Items listed in a dataset
+--

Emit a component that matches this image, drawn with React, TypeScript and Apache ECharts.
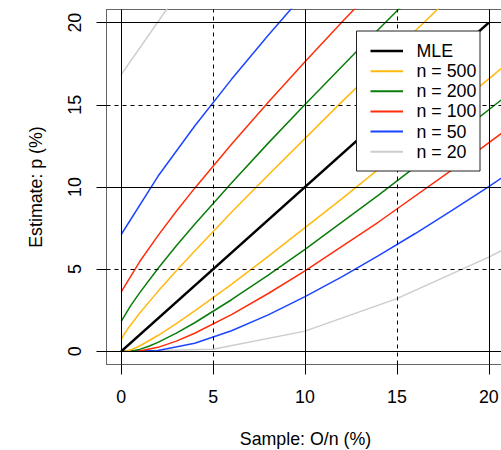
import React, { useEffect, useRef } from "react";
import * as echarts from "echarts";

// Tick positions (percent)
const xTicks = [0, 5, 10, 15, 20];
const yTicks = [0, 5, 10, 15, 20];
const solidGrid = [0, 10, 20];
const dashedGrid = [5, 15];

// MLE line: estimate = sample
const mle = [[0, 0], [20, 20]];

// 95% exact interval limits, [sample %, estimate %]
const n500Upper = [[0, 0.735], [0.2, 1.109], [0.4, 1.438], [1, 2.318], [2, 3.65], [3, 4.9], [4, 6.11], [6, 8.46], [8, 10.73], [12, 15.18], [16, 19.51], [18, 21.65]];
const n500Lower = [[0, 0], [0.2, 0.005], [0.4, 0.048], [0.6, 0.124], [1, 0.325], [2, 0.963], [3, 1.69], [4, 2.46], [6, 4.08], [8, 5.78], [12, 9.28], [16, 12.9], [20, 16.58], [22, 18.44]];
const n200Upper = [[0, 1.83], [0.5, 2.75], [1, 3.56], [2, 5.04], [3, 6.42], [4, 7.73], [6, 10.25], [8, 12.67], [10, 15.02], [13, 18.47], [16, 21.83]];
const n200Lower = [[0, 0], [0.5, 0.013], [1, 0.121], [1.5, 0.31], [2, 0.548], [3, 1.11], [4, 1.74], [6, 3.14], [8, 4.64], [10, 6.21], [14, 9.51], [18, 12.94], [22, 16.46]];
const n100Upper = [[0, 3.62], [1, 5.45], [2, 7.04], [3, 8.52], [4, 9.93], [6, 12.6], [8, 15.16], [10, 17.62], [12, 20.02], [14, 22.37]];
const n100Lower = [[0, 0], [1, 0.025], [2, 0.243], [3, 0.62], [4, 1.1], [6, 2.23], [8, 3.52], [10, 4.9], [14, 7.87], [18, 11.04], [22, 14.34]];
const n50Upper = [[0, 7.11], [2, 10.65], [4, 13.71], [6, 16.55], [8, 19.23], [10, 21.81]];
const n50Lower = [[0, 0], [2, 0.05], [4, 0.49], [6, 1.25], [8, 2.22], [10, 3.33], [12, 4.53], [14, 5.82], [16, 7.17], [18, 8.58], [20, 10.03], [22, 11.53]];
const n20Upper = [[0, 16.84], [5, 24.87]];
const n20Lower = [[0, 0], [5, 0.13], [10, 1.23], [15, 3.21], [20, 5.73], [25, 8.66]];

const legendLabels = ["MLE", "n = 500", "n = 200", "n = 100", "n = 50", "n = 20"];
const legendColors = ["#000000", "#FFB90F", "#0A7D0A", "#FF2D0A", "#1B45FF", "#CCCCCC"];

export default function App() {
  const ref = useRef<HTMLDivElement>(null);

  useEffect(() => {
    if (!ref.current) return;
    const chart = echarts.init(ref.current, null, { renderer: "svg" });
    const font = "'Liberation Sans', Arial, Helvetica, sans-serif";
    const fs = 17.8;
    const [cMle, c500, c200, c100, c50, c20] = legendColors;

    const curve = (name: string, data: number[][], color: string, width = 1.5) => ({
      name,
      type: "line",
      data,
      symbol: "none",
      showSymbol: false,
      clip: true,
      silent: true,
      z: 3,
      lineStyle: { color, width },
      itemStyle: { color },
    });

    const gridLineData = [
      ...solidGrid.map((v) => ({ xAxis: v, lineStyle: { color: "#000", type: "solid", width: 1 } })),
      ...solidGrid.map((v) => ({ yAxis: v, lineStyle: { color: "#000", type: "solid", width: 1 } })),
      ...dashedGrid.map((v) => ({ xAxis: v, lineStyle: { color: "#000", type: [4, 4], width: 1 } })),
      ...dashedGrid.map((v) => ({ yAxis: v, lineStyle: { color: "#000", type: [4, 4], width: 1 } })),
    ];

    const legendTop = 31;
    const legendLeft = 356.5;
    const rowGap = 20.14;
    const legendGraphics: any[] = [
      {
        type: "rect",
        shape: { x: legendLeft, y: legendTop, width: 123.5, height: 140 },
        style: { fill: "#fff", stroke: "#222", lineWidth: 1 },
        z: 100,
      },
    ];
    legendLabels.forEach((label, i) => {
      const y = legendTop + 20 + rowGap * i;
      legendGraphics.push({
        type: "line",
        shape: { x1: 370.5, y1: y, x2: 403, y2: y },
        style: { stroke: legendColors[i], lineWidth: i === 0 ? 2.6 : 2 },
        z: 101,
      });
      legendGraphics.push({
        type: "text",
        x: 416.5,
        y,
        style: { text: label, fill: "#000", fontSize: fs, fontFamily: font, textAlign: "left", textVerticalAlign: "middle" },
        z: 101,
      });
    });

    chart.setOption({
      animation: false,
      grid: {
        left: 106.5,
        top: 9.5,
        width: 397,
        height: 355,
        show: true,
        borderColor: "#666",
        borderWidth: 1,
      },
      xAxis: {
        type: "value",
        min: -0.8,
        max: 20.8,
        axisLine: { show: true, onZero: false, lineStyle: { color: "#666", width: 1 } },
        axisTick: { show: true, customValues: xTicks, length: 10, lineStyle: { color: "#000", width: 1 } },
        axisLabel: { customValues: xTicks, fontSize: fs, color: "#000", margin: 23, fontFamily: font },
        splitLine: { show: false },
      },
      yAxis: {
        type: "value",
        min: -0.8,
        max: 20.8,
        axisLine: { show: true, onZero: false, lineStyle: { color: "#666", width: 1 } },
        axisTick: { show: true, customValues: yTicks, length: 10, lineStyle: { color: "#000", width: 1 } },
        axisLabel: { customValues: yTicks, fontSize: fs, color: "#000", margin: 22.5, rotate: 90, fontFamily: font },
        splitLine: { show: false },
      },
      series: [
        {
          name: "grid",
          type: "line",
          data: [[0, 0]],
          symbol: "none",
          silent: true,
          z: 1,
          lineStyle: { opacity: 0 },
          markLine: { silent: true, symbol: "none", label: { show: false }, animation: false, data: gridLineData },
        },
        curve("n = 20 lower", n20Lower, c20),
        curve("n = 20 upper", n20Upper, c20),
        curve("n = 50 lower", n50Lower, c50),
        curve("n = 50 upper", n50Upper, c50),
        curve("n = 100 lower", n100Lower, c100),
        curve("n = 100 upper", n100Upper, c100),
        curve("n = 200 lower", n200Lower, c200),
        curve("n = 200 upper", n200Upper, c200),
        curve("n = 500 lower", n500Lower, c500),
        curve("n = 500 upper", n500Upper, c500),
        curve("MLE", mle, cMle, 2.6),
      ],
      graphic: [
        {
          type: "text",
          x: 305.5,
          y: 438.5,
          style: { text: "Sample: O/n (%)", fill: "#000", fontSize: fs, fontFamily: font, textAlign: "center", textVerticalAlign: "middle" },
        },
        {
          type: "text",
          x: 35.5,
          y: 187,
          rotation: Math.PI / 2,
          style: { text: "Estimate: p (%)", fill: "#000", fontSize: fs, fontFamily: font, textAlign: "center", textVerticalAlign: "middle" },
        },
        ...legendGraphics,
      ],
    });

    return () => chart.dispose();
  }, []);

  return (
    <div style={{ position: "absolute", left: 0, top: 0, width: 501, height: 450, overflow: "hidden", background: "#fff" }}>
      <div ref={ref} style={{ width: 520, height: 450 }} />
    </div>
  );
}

+--

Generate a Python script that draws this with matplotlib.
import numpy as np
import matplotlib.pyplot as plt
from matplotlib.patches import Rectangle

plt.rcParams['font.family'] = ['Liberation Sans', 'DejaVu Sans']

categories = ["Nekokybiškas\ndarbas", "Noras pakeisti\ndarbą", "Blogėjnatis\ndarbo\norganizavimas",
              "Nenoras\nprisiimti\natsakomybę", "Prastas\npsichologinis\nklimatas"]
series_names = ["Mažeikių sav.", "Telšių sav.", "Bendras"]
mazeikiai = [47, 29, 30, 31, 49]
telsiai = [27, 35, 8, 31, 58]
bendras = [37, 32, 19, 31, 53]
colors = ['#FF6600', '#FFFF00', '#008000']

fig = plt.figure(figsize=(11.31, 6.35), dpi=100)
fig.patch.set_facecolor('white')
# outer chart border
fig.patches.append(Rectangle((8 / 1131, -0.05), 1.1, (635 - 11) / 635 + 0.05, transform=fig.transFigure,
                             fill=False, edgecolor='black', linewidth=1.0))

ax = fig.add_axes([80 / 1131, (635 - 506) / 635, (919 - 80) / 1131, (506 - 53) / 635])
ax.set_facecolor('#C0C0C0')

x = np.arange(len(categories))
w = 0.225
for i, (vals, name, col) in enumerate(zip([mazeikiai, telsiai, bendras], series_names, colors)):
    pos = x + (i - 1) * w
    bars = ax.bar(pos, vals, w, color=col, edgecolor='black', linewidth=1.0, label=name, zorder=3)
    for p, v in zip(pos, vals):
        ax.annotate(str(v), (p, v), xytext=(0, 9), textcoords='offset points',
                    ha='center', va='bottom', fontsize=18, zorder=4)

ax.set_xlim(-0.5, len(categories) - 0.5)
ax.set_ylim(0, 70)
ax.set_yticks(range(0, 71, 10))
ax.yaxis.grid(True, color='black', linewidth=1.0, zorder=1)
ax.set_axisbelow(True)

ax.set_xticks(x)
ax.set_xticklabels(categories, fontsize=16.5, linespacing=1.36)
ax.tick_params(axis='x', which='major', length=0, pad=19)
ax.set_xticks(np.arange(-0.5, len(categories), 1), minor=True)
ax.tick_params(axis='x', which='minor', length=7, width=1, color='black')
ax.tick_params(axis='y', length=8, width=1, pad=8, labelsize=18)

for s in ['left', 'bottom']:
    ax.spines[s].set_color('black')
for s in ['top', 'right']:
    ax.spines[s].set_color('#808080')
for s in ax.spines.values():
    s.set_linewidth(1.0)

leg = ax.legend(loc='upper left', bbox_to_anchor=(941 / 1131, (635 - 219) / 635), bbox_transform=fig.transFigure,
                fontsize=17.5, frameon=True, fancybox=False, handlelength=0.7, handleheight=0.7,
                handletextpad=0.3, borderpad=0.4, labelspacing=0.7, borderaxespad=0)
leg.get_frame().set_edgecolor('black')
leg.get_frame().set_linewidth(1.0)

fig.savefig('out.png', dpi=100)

+--

Task instructions:
Show each line of the listing that holds the string "with".

Correct answer:
Emit a component that matches this image, drawn with React, TypeScript and Apache ECharts.
Generate a Python script that draws this with matplotlib.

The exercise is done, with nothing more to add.